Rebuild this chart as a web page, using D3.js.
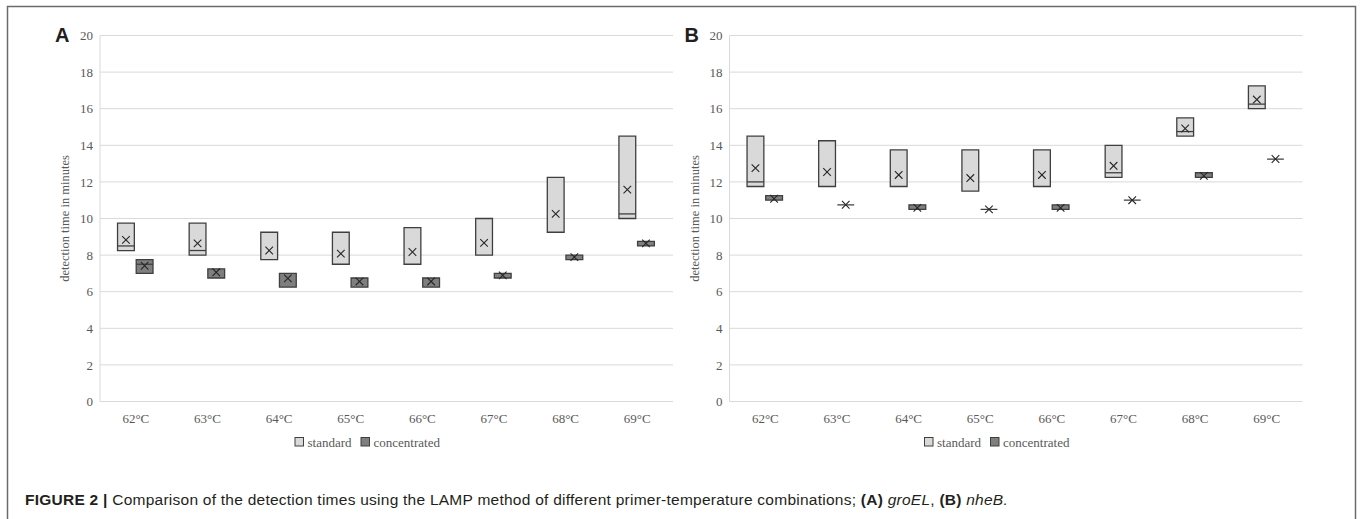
<!DOCTYPE html>
<html>
<head>
<meta charset="utf-8">
<script src="https://cdn.jsdelivr.net/npm/d3@7"></script>
<style>
  body { margin: 0; background: #fff; }
  svg text { font-family: "Liberation Serif", "Times New Roman", serif; fill: #595959; }
  svg text.sans { font-family: "Liberation Sans", Arial, Helvetica, sans-serif; fill: #231f20; }
</style>
</head>
<body>
<svg id="chart" width="1360" height="519"></svg>
<script>
var categories = ["62°C", "63°C", "64°C", "65°C", "66°C", "67°C", "68°C", "69°C"];
var seriesNames = ["standard", "concentrated"];
var yTicks = [0, 2, 4, 6, 8, 10, 12, 14, 16, 18, 20];

// (A) groEL - box limits, medians and means
var groelStdQ1 = [8.25, 8.0, 7.75, 7.5, 7.5, 8.0, 9.25, 10.0];
var groelStdQ3 = [9.75, 9.75, 9.25, 9.25, 9.5, 10.0, 12.25, 14.5];
var groelStdMedian = [8.5, 8.25, 7.75, 7.5, 7.5, 8.0, 9.25, 10.25];
var groelStdMean = [8.83, 8.64, 8.25, 8.08, 8.17, 8.67, 10.25, 11.58];
var groelConcQ1 = [7.0, 6.75, 6.25, 6.25, 6.25, 6.75, 7.75, 8.5];
var groelConcQ3 = [7.75, 7.25, 7.0, 6.75, 6.75, 7.0, 8.0, 8.75];
var groelConcMedian = [7.5, 6.75, 6.25, 6.25, 6.25, 6.75, 7.75, 8.5];
var groelConcMean = [7.42, 7.06, 6.73, 6.56, 6.56, 6.89, 7.89, 8.64];

// (B) nheB
var nhebStdQ1 = [11.75, 11.75, 11.75, 11.5, 11.75, 12.25, 14.5, 16.0];
var nhebStdQ3 = [14.5, 14.25, 13.75, 13.75, 13.75, 14.0, 15.5, 17.25];
var nhebStdMedian = [12.0, 11.75, 11.75, 11.5, 11.75, 12.5, 14.75, 16.25];
var nhebStdMean = [12.75, 12.54, 12.38, 12.21, 12.38, 12.88, 14.92, 16.5];
var nhebConcQ1 = [11.0, 10.75, 10.5, 10.5, 10.5, 11.0, 12.25, 13.25];
var nhebConcQ3 = [11.25, 10.75, 10.75, 10.5, 10.75, 11.0, 12.5, 13.25];
var nhebConcMedian = [11.0, 10.75, 10.5, 10.5, 10.5, 11.0, 12.25, 13.25];
var nhebConcMean = [11.08, 10.75, 10.58, 10.5, 10.58, 11.0, 12.33, 13.25];

var fills = { standard: "#d9d9d9", concentrated: "#7f7f7f" };
var serif = "'Liberation Serif', 'Times New Roman', serif";

var panels = [
  { label: "A", left: 100, right: 673,
    standard: { q1: groelStdQ1, q3: groelStdQ3, med: groelStdMedian, mean: groelStdMean },
    concentrated: { q1: groelConcQ1, q3: groelConcQ3, med: groelConcMedian, mean: groelConcMean } },
  { label: "B", left: 729.5, right: 1302.5,
    standard: { q1: nhebStdQ1, q3: nhebStdQ3, med: nhebStdMedian, mean: nhebStdMean },
    concentrated: { q1: nhebConcQ1, q3: nhebConcQ3, med: nhebConcMedian, mean: nhebConcMean } }
];

var svg = d3.select("#chart");

// outer frame of the figure
svg.append("rect")
  .attr("x", 7.5).attr("y", 6.5)
  .attr("width", 1348).attr("height", 530)
  .attr("fill", "none").attr("stroke", "#6b6b6b").attr("stroke-width", 1.5);

var y = d3.scaleLinear().domain([0, 20]).range([401.5, 35.5]);

function drawPanel(p) {
  var g = svg.append("g").attr("class", "panel-" + p.label);
  var x = d3.scaleBand().domain(categories).range([p.left, p.right]);
  var bw = x.bandwidth();
  var xSub = d3.scaleBand().domain(seriesNames).range([-bw * 0.255, bw * 0.24]).paddingInner(0.1);

  // gridlines
  g.selectAll("line.grid").data(yTicks).enter().append("line")
    .attr("class", "grid")
    .attr("x1", p.left).attr("x2", p.right)
    .attr("y1", function(d){ return y(d); }).attr("y2", function(d){ return y(d); })
    .attr("stroke", "#d9d9d9").attr("stroke-width", 1);
  g.append("line")
    .attr("x1", p.left).attr("x2", p.left)
    .attr("y1", y(0)).attr("y2", y(20))
    .attr("stroke", "#d9d9d9").attr("stroke-width", 1);

  // axes (labels only)
  var yAxis = g.append("g")
    .attr("transform", "translate(" + p.left + ",0)")
    .call(d3.axisLeft(y).tickValues(yTicks).tickSize(0).tickPadding(7));
  var xAxis = g.append("g")
    .attr("transform", "translate(0," + y(0) + ")")
    .call(d3.axisBottom(x).tickSize(0).tickPadding(12));
  [yAxis, xAxis].forEach(function(a){
    a.attr("font-family", serif).attr("font-size", 13);
    a.select(".domain").remove();
    a.selectAll("text")
      .style("font-family", serif)
      .style("font-size", "13px").attr("fill", "#595959");
  });

  g.append("text")
    .attr("transform", "translate(" + (p.left - 31) + "," + ((y(0) + y(20)) / 2) + ") rotate(-90)")
    .attr("text-anchor", "middle")
    .style("font-size", "12.5px")
    .text("detection time in minutes");

  g.append("text")
    .attr("class", "sans")
    .attr("x", p.left - 45).attr("y", 42)
    .style("font-size", "20px").style("font-weight", "bold")
    .attr("fill", "#000")
    .text(p.label);

  // boxes
  seriesNames.forEach(function(s){
    var d = p[s];
    var sg = g.append("g").attr("class", "series-" + s);
    categories.forEach(function(c, i){
      var x0 = x(c) + bw / 2 + xSub(s);
      var x1 = x0 + xSub.bandwidth();
      var top = y(d.q3[i]), bot = y(d.q1[i]);
      sg.append("path")
        .attr("d", "M" + x0 + "," + top + "H" + x1 + "V" + bot + "H" + x0 + "Z")
        .attr("fill", fills[s]).attr("stroke", "#3f3f3f").attr("stroke-width", 1.3);
      if (d.med[i] !== d.q1[i] && d.med[i] !== d.q3[i]) {
        sg.append("line")
          .attr("x1", x0).attr("x2", x1)
          .attr("y1", y(d.med[i])).attr("y2", y(d.med[i]))
          .attr("stroke", "#3f3f3f").attr("stroke-width", 1.3);
      }
      var cx = (x0 + x1) / 2, cy = y(d.mean[i]), r = 3.8;
      sg.append("path")
        .attr("d", "M" + (cx - r) + "," + (cy - r) + "L" + (cx + r) + "," + (cy + r) +
                   "M" + (cx - r) + "," + (cy + r) + "L" + (cx + r) + "," + (cy - r))
        .attr("stroke", "#262626").attr("stroke-width", 1.1).attr("fill", "none");
    });
  });

  // legend
  var lg = g.append("g").attr("transform", "translate(" + (p.left + 194.5) + ",0)");
  var lx = [0, 66];
  seriesNames.forEach(function(s, i){
    lg.append("rect")
      .attr("x", lx[i] + 0.5).attr("y", 437.5).attr("width", 8.5).attr("height", 8.5)
      .attr("fill", fills[s]).attr("stroke", "#3f3f3f").attr("stroke-width", 1);
    lg.append("text")
      .attr("x", lx[i] + 13).attr("y", 447)
      .style("font-size", "13px")
      .text(s);
  });
}

panels.forEach(drawPanel);

// caption
var cap = svg.append("text").attr("class", "sans")
  .attr("x", 25).attr("y", 505)
  .style("font-size", "15.5px")
  .style("letter-spacing", "0.25px");
cap.append("tspan").style("font-weight", "bold").text("FIGURE 2 | ");
cap.append("tspan").text("Comparison of the detection times using the LAMP method of different primer-temperature combinations; ");
cap.append("tspan").style("font-weight", "bold").text("(A) ");
cap.append("tspan").style("font-style", "italic").text("groEL");
cap.append("tspan").text(", ");
cap.append("tspan").style("font-weight", "bold").text("(B) ");
cap.append("tspan").style("font-style", "italic").text("nheB.");
</script>
</body>
</html>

--------------------

* **Problem details**
Leave out any pictures and return exactly the lines from the beginning of the data through the line with "16, 18, 20];", inclusive.

* **Solved exercise**
Rebuild this chart as a web page, using D3.js.
<!DOCTYPE html>
<html>
<head>
<meta charset="utf-8">
<script src="https://cdn.jsdelivr.net/npm/d3@7"></script>
<style>
  body { margin: 0; background: #fff; }
  svg text { font-family: "Liberation Serif", "Times New Roman", serif; fill: #595959; }
  svg text.sans { font-family: "Liberation Sans", Arial, Helvetica, sans-serif; fill: #231f20; }
</style>
</head>
<body>
<svg id="chart" width="1360" height="519"></svg>
<script>
var categories = ["62°C", "63°C", "64°C", "65°C", "66°C", "67°C", "68°C", "69°C"];
var seriesNames = ["standard", "concentrated"];
var yTicks = [0, 2, 4, 6, 8, 10, 12, 14, 16, 18, 20];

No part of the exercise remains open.